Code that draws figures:
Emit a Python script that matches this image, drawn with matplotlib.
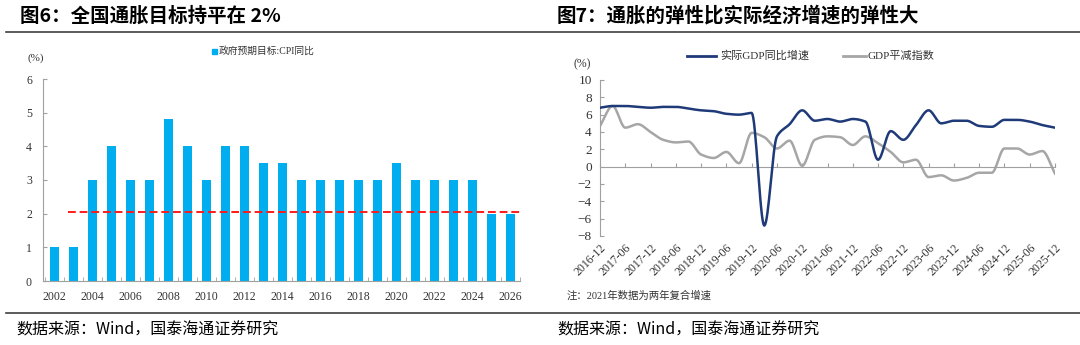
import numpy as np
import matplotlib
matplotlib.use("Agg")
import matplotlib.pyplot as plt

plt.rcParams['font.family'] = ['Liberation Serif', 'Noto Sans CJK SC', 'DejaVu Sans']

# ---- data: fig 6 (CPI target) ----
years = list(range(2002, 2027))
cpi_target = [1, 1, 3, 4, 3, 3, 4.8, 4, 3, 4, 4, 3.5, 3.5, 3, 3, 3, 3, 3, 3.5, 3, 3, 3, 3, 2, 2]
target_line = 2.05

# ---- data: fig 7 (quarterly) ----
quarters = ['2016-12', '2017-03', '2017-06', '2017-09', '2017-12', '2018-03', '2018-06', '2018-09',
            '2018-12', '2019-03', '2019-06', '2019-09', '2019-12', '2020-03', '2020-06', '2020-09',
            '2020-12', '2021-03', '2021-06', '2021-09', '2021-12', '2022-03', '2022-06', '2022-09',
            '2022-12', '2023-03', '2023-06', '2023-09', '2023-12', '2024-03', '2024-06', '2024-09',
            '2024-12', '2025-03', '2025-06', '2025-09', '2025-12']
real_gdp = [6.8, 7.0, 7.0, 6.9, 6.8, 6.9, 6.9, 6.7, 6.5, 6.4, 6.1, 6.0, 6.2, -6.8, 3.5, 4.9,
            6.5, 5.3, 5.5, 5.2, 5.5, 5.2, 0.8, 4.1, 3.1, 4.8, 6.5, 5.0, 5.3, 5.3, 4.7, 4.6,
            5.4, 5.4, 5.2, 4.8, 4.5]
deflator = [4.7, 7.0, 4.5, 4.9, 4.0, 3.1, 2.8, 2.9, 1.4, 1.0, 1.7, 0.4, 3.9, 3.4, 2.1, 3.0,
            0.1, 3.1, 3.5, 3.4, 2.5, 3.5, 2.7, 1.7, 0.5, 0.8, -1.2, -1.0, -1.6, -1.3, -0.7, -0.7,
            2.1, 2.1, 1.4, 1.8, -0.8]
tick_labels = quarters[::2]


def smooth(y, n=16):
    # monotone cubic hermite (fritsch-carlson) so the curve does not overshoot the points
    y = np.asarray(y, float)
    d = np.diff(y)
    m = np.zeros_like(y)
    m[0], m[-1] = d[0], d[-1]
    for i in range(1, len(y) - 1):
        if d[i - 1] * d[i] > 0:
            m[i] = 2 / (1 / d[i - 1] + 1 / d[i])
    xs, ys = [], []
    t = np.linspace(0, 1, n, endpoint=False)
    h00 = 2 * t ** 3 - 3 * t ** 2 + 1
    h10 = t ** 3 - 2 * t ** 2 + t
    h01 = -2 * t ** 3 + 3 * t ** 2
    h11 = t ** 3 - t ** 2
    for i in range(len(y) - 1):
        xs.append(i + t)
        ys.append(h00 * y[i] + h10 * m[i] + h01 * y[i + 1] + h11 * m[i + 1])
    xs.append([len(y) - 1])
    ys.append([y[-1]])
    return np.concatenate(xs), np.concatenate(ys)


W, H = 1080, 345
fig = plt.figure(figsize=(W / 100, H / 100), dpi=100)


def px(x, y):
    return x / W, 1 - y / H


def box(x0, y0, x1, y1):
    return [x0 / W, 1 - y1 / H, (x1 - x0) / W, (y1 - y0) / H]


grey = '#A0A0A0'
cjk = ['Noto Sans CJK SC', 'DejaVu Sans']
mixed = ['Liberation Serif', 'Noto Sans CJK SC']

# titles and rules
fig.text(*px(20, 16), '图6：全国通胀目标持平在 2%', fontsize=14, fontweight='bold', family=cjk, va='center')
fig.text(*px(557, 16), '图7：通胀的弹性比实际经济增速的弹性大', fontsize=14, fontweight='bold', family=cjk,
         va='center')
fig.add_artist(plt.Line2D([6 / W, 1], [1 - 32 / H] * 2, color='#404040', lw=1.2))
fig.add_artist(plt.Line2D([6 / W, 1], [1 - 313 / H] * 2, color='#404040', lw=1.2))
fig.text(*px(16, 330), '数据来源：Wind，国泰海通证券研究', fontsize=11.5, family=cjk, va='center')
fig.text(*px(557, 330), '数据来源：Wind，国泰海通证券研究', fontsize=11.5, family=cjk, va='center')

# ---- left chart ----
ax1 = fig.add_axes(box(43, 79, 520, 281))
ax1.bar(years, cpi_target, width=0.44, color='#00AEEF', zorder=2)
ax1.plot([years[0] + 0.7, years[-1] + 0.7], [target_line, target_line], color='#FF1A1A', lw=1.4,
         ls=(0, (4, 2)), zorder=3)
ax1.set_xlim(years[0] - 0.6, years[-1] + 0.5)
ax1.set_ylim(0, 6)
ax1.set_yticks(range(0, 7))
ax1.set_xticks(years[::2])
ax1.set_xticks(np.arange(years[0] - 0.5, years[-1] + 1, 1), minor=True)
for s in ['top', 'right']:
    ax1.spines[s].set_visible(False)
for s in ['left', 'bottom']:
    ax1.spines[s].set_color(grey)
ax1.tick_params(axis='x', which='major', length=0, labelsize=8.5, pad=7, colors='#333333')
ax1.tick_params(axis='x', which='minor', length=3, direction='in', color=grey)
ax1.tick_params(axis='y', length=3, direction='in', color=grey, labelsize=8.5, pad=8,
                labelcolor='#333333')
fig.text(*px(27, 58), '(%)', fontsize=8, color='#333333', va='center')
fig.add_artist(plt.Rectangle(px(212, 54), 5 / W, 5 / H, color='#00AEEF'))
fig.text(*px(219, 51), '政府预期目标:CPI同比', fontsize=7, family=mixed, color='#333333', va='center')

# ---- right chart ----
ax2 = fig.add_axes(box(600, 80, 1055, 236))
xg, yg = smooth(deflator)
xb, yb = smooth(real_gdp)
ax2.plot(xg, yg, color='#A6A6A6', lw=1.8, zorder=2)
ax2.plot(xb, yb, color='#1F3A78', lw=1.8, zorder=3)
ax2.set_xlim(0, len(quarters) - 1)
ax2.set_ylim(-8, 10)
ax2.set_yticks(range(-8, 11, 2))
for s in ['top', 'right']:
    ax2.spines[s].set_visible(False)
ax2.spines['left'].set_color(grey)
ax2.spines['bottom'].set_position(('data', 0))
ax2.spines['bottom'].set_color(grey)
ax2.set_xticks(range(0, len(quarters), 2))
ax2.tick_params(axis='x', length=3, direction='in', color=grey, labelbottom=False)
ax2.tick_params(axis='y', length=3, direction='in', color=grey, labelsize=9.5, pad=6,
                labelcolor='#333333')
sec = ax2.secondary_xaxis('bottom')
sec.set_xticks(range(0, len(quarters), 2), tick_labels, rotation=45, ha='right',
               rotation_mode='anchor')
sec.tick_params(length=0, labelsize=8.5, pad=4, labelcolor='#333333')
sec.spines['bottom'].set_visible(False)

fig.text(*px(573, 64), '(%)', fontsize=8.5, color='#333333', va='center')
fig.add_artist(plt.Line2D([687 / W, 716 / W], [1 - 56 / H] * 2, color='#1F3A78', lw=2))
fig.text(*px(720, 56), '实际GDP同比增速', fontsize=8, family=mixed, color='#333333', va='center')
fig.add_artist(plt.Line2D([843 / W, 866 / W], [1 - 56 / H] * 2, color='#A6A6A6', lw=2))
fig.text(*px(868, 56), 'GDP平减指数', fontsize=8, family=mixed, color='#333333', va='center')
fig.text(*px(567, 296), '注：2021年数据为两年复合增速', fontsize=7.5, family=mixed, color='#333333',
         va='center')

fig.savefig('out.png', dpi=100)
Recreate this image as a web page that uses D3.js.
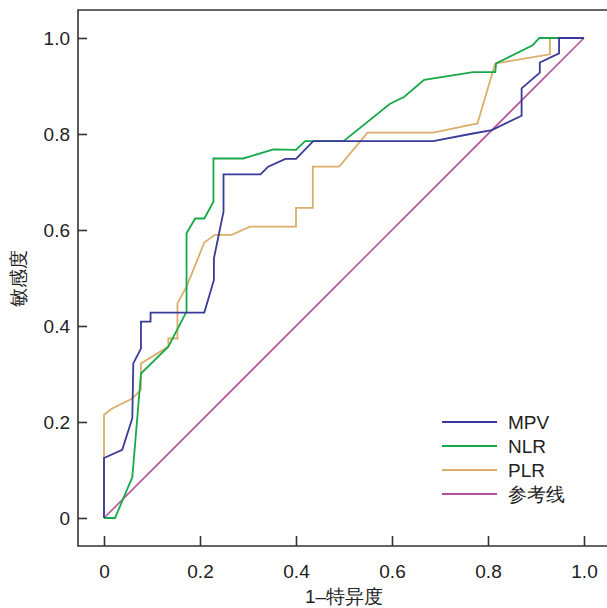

**TASK BRIEF**
Copy out the whole listing exactly, and don't carry over any pictures.

**REPLY TO THE TASK**
Emit a Python script that matches this image, drawn with matplotlib.
import numpy as np
import matplotlib
matplotlib.use("Agg")
import matplotlib.pyplot as plt

plt.rcParams['font.family'] = ['Liberation Serif', 'Noto Sans CJK SC', 'DejaVu Sans']

# ---- data: fig 6 (CPI target) ----
years = list(range(2002, 2027))
cpi_target = [1, 1, 3, 4, 3, 3, 4.8, 4, 3, 4, 4, 3.5, 3.5, 3, 3, 3, 3, 3, 3.5, 3, 3, 3, 3, 2, 2]
target_line = 2.05

# ---- data: fig 7 (quarterly) ----
quarters = ['2016-12', '2017-03', '2017-06', '2017-09', '2017-12', '2018-03', '2018-06', '2018-09',
            '2018-12', '2019-03', '2019-06', '2019-09', '2019-12', '2020-03', '2020-06', '2020-09',
            '2020-12', '2021-03', '2021-06', '2021-09', '2021-12', '2022-03', '2022-06', '2022-09',
            '2022-12', '2023-03', '2023-06', '2023-09', '2023-12', '2024-03', '2024-06', '2024-09',
            '2024-12', '2025-03', '2025-06', '2025-09', '2025-12']
real_gdp = [6.8, 7.0, 7.0, 6.9, 6.8, 6.9, 6.9, 6.7, 6.5, 6.4, 6.1, 6.0, 6.2, -6.8, 3.5, 4.9,
            6.5, 5.3, 5.5, 5.2, 5.5, 5.2, 0.8, 4.1, 3.1, 4.8, 6.5, 5.0, 5.3, 5.3, 4.7, 4.6,
            5.4, 5.4, 5.2, 4.8, 4.5]
deflator = [4.7, 7.0, 4.5, 4.9, 4.0, 3.1, 2.8, 2.9, 1.4, 1.0, 1.7, 0.4, 3.9, 3.4, 2.1, 3.0,
            0.1, 3.1, 3.5, 3.4, 2.5, 3.5, 2.7, 1.7, 0.5, 0.8, -1.2, -1.0, -1.6, -1.3, -0.7, -0.7,
            2.1, 2.1, 1.4, 1.8, -0.8]
tick_labels = quarters[::2]


def smooth(y, n=16):
    # monotone cubic hermite (fritsch-carlson) so the curve does not overshoot the points
    y = np.asarray(y, float)
    d = np.diff(y)
    m = np.zeros_like(y)
    m[0], m[-1] = d[0], d[-1]
    for i in range(1, len(y) - 1):
        if d[i - 1] * d[i] > 0:
            m[i] = 2 / (1 / d[i - 1] + 1 / d[i])
    xs, ys = [], []
    t = np.linspace(0, 1, n, endpoint=False)
    h00 = 2 * t ** 3 - 3 * t ** 2 + 1
    h10 = t ** 3 - 2 * t ** 2 + t
    h01 = -2 * t ** 3 + 3 * t ** 2
    h11 = t ** 3 - t ** 2
    for i in range(len(y) - 1):
        xs.append(i + t)
        ys.append(h00 * y[i] + h10 * m[i] + h01 * y[i + 1] + h11 * m[i + 1])
    xs.append([len(y) - 1])
    ys.append([y[-1]])
    return np.concatenate(xs), np.concatenate(ys)


W, H = 1080, 345
fig = plt.figure(figsize=(W / 100, H / 100), dpi=100)


def px(x, y):
    return x / W, 1 - y / H


def box(x0, y0, x1, y1):
    return [x0 / W, 1 - y1 / H, (x1 - x0) / W, (y1 - y0) / H]


grey = '#A0A0A0'
cjk = ['Noto Sans CJK SC', 'DejaVu Sans']
mixed = ['Liberation Serif', 'Noto Sans CJK SC']

# titles and rules
fig.text(*px(20, 16), '图6：全国通胀目标持平在 2%', fontsize=14, fontweight='bold', family=cjk, va='center')
fig.text(*px(557, 16), '图7：通胀的弹性比实际经济增速的弹性大', fontsize=14, fontweight='bold', family=cjk,
         va='center')
fig.add_artist(plt.Line2D([6 / W, 1], [1 - 32 / H] * 2, color='#404040', lw=1.2))
fig.add_artist(plt.Line2D([6 / W, 1], [1 - 313 / H] * 2, color='#404040', lw=1.2))
fig.text(*px(16, 330), '数据来源：Wind，国泰海通证券研究', fontsize=11.5, family=cjk, va='center')
fig.text(*px(557, 330), '数据来源：Wind，国泰海通证券研究', fontsize=11.5, family=cjk, va='center')

# ---- left chart ----
ax1 = fig.add_axes(box(43, 79, 520, 281))
ax1.bar(years, cpi_target, width=0.44, color='#00AEEF', zorder=2)
ax1.plot([years[0] + 0.7, years[-1] + 0.7], [target_line, target_line], color='#FF1A1A', lw=1.4,
         ls=(0, (4, 2)), zorder=3)
ax1.set_xlim(years[0] - 0.6, years[-1] + 0.5)
ax1.set_ylim(0, 6)
ax1.set_yticks(range(0, 7))
ax1.set_xticks(years[::2])
ax1.set_xticks(np.arange(years[0] - 0.5, years[-1] + 1, 1), minor=True)
for s in ['top', 'right']:
    ax1.spines[s].set_visible(False)
for s in ['left', 'bottom']:
    ax1.spines[s].set_color(grey)
ax1.tick_params(axis='x', which='major', length=0, labelsize=8.5, pad=7, colors='#333333')
ax1.tick_params(axis='x', which='minor', length=3, direction='in', color=grey)
ax1.tick_params(axis='y', length=3, direction='in', color=grey, labelsize=8.5, pad=8,
                labelcolor='#333333')
fig.text(*px(27, 58), '(%)', fontsize=8, color='#333333', va='center')
fig.add_artist(plt.Rectangle(px(212, 54), 5 / W, 5 / H, color='#00AEEF'))
fig.text(*px(219, 51), '政府预期目标:CPI同比', fontsize=7, family=mixed, color='#333333', va='center')

# ---- right chart ----
ax2 = fig.add_axes(box(600, 80, 1055, 236))
xg, yg = smooth(deflator)
xb, yb = smooth(real_gdp)
ax2.plot(xg, yg, color='#A6A6A6', lw=1.8, zorder=2)
ax2.plot(xb, yb, color='#1F3A78', lw=1.8, zorder=3)
ax2.set_xlim(0, len(quarters) - 1)
ax2.set_ylim(-8, 10)
ax2.set_yticks(range(-8, 11, 2))
for s in ['top', 'right']:
    ax2.spines[s].set_visible(False)
ax2.spines['left'].set_color(grey)
ax2.spines['bottom'].set_position(('data', 0))
ax2.spines['bottom'].set_color(grey)
ax2.set_xticks(range(0, len(quarters), 2))
ax2.tick_params(axis='x', length=3, direction='in', color=grey, labelbottom=False)
ax2.tick_params(axis='y', length=3, direction='in', color=grey, labelsize=9.5, pad=6,
                labelcolor='#333333')
sec = ax2.secondary_xaxis('bottom')
sec.set_xticks(range(0, len(quarters), 2), tick_labels, rotation=45, ha='right',
               rotation_mode='anchor')
sec.tick_params(length=0, labelsize=8.5, pad=4, labelcolor='#333333')
sec.spines['bottom'].set_visible(False)

fig.text(*px(573, 64), '(%)', fontsize=8.5, color='#333333', va='center')
fig.add_artist(plt.Line2D([687 / W, 716 / W], [1 - 56 / H] * 2, color='#1F3A78', lw=2))
fig.text(*px(720, 56), '实际GDP同比增速', fontsize=8, family=mixed, color='#333333', va='center')
fig.add_artist(plt.Line2D([843 / W, 866 / W], [1 - 56 / H] * 2, color='#A6A6A6', lw=2))
fig.text(*px(868, 56), 'GDP平减指数', fontsize=8, family=mixed, color='#333333', va='center')
fig.text(*px(567, 296), '注：2021年数据为两年复合增速', fontsize=7.5, family=mixed, color='#333333',
         va='center')

fig.savefig('out.png', dpi=100)
Recreate this image as a web page that uses D3.js.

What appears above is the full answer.